AI can generate strong prop candidates quickly, but "game-ready" depends on cleanup, optimization, materials, scale, and a clean engine import. Treat AI output as a fast starting point, run it through a pass/fail check, and verify it in-engine before calling it ready.
What props work best with AI generation?
High-volume, lower-precision props work best: set dressing like crates, barrels, and debris, plus collectibles, decorative environment pieces, and weapon or tool concepts. Modular kit pieces that need exact snapping dimensions and rigged or heavily animated props are weaker fits because they demand precise dimensions or clean deformation topology.
How do you avoid cleanup debt with AI props?
Write a constrained brief, generate several candidates instead of accepting the first, inspect the mesh and UVs before you trust the preview, test the prop in real scene context, and reject anything that fails two or more pass/fail rows. Rejecting a weak candidate early costs seconds; forcing it through repair is where AI's speed advantage disappears.
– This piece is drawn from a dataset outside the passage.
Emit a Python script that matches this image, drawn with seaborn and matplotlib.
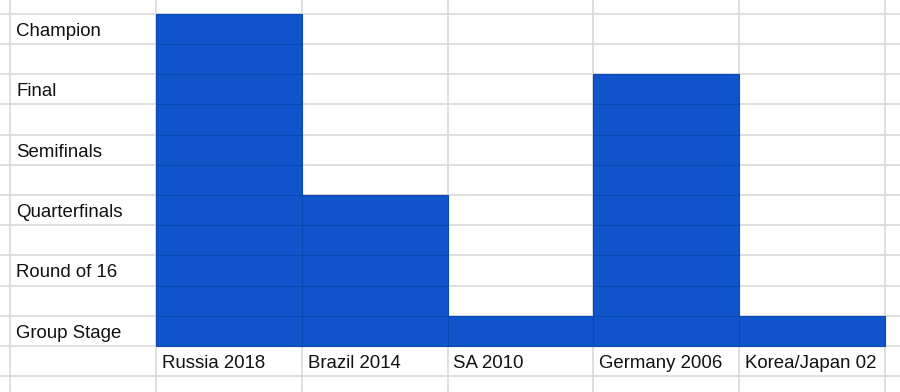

What matters most for a game prop?
A readable silhouette at the actual camera distance, geometry clean and on-budget enough to use, a simple and editable material set with the right PBR maps, correct real-world scale, export compatibility with your engine, and low total cleanup time. If a prop is repeated across a level, quiet visual detail and a controlled poly count matter as much as how it looks in close-up.
Should I build a prop family or generate props one at a time?
Build families. Most games need related props that share a shape language, materials, scale, and export settings, and generating them in isolation almost always produces a mismatched set. Anchor every prop in the family to the same reference and review them together so the real question, whether they belong in one world, gets answered before they ship.